WORKING DATA »
-=-=-
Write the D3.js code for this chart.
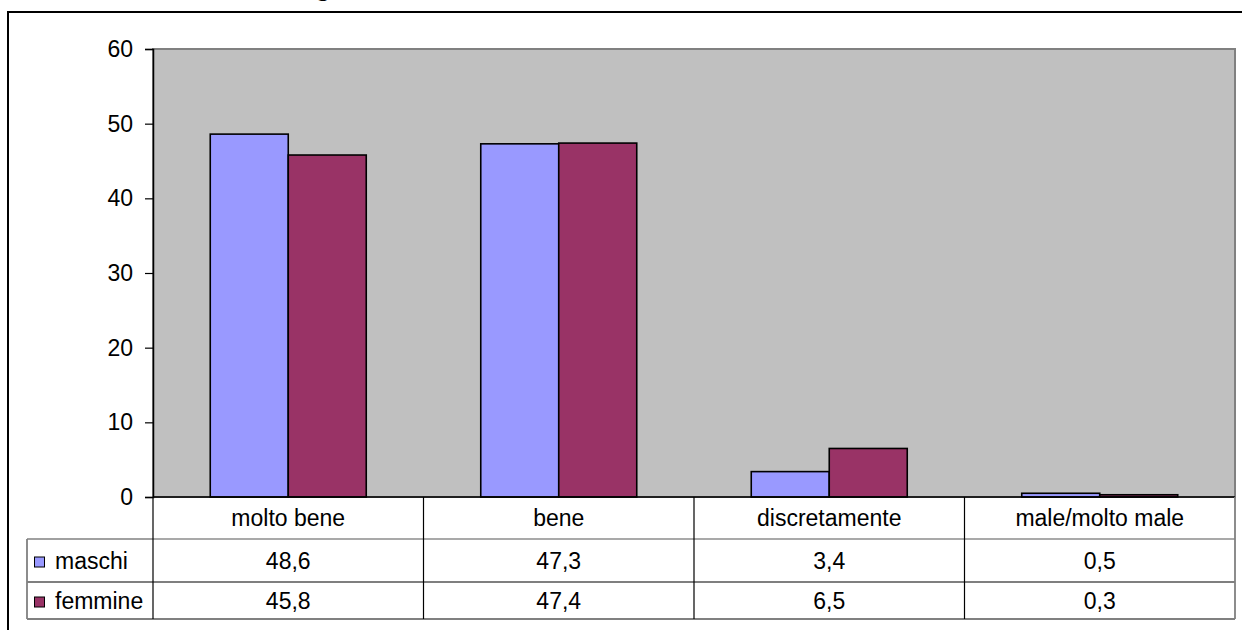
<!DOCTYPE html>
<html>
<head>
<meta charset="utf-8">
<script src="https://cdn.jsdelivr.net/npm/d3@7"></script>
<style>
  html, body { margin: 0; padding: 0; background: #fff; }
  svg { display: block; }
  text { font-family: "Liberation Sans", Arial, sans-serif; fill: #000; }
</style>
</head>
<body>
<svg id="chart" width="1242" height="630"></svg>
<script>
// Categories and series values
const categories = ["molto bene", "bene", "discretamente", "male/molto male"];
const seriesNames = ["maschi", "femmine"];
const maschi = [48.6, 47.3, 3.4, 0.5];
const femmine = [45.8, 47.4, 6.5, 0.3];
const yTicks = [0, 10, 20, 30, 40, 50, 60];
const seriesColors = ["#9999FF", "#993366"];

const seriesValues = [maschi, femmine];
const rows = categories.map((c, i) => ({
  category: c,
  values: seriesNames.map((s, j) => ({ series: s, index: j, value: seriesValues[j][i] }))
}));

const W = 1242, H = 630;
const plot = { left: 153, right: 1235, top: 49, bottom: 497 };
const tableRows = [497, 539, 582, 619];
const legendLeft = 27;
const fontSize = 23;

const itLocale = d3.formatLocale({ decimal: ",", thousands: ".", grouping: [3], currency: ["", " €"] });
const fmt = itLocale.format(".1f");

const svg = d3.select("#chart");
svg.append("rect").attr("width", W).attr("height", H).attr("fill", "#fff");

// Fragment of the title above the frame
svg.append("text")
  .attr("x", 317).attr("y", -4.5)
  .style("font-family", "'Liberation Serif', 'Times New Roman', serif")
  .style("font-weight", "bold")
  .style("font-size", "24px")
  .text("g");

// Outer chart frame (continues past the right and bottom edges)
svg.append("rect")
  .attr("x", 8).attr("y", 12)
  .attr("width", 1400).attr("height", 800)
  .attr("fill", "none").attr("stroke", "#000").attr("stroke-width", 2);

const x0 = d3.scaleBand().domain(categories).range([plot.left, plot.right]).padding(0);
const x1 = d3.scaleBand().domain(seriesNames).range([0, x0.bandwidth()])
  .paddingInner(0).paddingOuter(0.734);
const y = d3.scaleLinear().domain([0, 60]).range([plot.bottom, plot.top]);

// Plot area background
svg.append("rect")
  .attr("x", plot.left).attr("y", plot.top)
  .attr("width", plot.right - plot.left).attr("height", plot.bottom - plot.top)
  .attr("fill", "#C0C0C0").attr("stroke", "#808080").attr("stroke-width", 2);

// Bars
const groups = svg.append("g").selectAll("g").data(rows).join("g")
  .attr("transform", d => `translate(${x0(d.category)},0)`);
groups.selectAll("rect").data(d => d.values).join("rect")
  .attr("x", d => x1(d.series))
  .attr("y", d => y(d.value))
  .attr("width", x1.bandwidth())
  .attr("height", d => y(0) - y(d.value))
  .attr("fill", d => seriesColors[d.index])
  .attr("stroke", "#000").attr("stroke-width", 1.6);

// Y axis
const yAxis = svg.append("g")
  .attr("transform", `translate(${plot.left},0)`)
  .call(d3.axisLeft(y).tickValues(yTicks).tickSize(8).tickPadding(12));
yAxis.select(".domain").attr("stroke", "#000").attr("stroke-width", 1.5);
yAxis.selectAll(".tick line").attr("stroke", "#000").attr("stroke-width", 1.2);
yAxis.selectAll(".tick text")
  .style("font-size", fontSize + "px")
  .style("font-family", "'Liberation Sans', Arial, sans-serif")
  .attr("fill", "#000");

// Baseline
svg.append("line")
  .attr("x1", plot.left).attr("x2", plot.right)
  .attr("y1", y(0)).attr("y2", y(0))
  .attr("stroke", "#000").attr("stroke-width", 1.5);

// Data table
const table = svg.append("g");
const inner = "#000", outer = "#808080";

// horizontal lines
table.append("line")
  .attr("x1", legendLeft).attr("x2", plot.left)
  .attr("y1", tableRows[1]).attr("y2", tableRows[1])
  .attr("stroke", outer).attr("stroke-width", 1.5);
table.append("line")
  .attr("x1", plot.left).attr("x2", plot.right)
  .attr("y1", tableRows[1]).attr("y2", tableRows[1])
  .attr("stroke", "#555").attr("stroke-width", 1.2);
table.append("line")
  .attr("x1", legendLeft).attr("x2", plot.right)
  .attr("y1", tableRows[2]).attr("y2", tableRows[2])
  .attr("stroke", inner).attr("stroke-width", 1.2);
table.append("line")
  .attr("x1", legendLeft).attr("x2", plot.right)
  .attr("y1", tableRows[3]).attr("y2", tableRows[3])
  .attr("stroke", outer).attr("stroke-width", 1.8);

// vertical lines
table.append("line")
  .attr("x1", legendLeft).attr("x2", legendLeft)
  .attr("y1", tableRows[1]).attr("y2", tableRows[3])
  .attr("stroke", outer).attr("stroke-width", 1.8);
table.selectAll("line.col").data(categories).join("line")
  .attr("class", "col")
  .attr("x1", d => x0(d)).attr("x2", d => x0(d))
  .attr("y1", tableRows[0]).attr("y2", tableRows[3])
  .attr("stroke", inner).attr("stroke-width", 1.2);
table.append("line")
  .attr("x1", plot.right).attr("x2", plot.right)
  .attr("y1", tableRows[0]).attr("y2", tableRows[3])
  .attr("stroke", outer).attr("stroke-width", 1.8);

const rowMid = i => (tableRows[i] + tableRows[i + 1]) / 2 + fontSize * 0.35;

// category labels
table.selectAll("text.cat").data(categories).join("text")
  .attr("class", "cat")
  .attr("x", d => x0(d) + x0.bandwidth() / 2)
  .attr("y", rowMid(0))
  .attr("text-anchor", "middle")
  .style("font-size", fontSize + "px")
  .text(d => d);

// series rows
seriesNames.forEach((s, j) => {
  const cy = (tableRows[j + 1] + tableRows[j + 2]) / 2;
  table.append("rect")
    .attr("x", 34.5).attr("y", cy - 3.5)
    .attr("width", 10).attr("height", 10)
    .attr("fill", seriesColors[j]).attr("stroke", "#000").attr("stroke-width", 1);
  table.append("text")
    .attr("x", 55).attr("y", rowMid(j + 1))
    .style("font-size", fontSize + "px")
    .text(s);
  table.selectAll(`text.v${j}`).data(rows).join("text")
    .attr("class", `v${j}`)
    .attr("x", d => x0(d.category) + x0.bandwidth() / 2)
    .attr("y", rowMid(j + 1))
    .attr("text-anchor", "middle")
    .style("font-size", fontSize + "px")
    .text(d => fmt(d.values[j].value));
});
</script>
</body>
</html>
-=-=-
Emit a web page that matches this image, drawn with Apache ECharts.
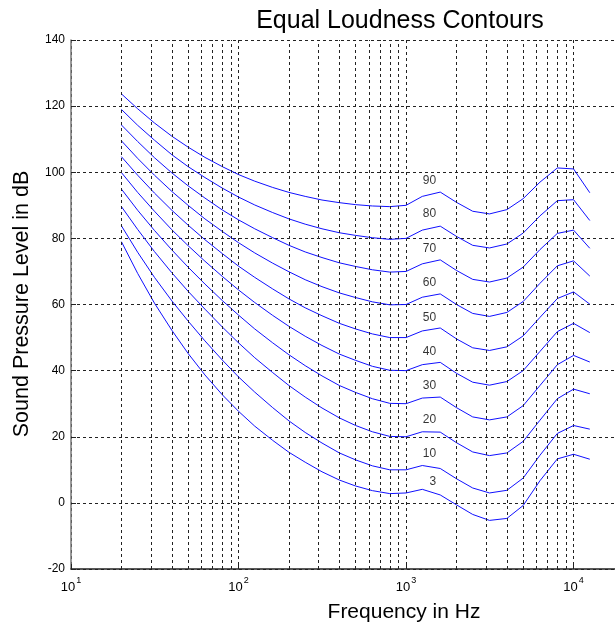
-=-=-
WORK TO COMPLETE » Copy out every line of the material above that mentions the word "this".

EXPECTED ANSWER »
Write the D3.js code for this chart.
Emit a web page that matches this image, drawn with Apache ECharts.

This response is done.